Wednesday 14 October 2009

Cannabaklava

For a delicious snack that’s both delightfully gooey and sprinkled with a generous helping of marijuana seeds, try these delicious cannabaklava pieces. They’re guaranteed to impress your friends and give you a buzz that will keep you coming back for more.

1 1/2 pounds Walnuts, Chopped
2 cups Sugar
1/2 teaspoon Nutmeg
3 teaspoons Cinnamon
3 sticks Butter
1/2 ounce Cannabis, Powdered
16 ounces Filo Dough
1 1/2 cup Water
1 1/2 teaspoon Lemon Juice
2 cups Honey
1/2 teaspoon Vanilla
Sprinkling of Marijuana Seeds

Prepare the Cannabutter using all but 2 tablespoons of the butter. Grease a 10x15-inch baking dish with the remainder of the butter. Next lay 10 layers of filo dough down, coating each layer with liberal amounts of butter. You should have 1/3 of your butter left after doing this. The filo dough will be too big for the pan. Do not grease the sides, as you will want to cut off the excess filo dough so the dough just curves up slightly against the sides. Mix walnuts together with one cup of sugar. Pour into a pan and spread the mixture evenly. Cut out five more sheets of dough, just slightly bigger than the pan and repeat the same process in as before with the filo dough. Preheat the oven to 300 degrees, and bake for 50 minutes. During the baking process, mix the remaining sugar with water, lemon, vanilla, and spices. Cook in a saucepan until it is syrup, add honey and heat for another minute. When the baklava is done cooking, cut into 2x2-inch squares, and pour the honey-lemon sauce over the baklava and sprinkle for marijuana seeds for an added crunch. Let sit for 48 hours until the honey permeates everything.

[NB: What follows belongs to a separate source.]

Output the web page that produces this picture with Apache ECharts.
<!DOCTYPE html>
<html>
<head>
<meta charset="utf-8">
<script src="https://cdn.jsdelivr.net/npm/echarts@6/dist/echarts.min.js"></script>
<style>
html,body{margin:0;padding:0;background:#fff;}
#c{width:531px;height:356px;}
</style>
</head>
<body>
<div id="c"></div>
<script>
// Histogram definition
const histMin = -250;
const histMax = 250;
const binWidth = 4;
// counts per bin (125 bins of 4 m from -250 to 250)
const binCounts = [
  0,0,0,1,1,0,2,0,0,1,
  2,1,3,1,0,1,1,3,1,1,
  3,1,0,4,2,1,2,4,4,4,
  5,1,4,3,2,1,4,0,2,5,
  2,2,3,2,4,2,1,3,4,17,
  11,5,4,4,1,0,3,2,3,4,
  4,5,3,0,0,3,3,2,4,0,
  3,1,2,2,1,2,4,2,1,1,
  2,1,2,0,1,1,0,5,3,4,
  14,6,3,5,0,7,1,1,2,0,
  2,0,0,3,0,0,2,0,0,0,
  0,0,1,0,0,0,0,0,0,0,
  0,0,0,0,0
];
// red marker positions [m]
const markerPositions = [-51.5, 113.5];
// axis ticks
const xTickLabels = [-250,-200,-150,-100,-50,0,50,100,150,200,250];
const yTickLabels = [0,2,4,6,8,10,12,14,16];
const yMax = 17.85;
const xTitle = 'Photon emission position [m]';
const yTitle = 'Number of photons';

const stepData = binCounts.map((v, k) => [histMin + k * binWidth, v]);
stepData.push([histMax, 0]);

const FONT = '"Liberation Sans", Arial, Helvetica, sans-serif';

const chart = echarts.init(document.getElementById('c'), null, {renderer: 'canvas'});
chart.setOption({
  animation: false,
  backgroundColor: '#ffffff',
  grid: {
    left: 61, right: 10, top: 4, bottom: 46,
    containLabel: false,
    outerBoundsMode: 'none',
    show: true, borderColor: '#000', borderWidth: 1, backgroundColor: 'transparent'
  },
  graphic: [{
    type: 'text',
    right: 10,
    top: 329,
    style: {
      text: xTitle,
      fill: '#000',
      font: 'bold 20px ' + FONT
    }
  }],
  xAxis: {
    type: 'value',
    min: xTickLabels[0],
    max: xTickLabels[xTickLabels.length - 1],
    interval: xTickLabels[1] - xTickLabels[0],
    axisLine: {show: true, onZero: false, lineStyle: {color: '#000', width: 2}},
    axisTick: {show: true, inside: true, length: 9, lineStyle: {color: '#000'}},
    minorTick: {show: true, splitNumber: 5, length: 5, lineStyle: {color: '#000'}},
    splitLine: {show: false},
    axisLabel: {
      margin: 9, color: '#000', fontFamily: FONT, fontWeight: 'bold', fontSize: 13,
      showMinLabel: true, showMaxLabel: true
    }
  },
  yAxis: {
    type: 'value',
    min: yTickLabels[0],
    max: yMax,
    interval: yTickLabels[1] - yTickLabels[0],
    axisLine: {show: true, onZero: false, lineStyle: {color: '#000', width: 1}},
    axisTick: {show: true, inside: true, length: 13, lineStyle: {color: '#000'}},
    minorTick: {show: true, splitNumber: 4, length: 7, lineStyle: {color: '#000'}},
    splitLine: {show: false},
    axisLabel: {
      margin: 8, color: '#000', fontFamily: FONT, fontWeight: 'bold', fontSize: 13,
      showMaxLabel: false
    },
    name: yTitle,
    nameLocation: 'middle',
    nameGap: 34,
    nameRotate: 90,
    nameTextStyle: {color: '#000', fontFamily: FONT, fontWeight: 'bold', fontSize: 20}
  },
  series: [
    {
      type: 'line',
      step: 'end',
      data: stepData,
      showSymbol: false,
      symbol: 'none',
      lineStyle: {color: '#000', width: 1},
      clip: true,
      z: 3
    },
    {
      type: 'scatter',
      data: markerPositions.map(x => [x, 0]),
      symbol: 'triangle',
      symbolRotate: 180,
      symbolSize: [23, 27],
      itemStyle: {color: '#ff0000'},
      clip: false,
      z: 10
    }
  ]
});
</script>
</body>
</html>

Very important small print disclaimer: (too late to be reading if you’re already eating!)
We want to make one thing clear stoners – the recipes reprinted within this blog are for decorative purposes only – ie: print them out, stick them on your wall and make your friends laugh. Although they DO appear on occasion to contain every one of the basic food groups, weed is in a category of its own, and not yet considered a mainstream dietary requirement. We do not condone irresponsible or illegal behaviour and the recipes are reproduced purely for our own amusement. But if YOU find them so amusing that you are powerless to resist trying them out on your friends – you have been warned! And by the way while we’re on the subject, we also take no responsibility whatsoever for your high (or lack of high) if you do try them. In other words - you are entirely responsible for any effects which may result in you or others - especially if your kitchen measurement mantra runs to, “Is this a teaspoon or a tablespoon?” Rock on.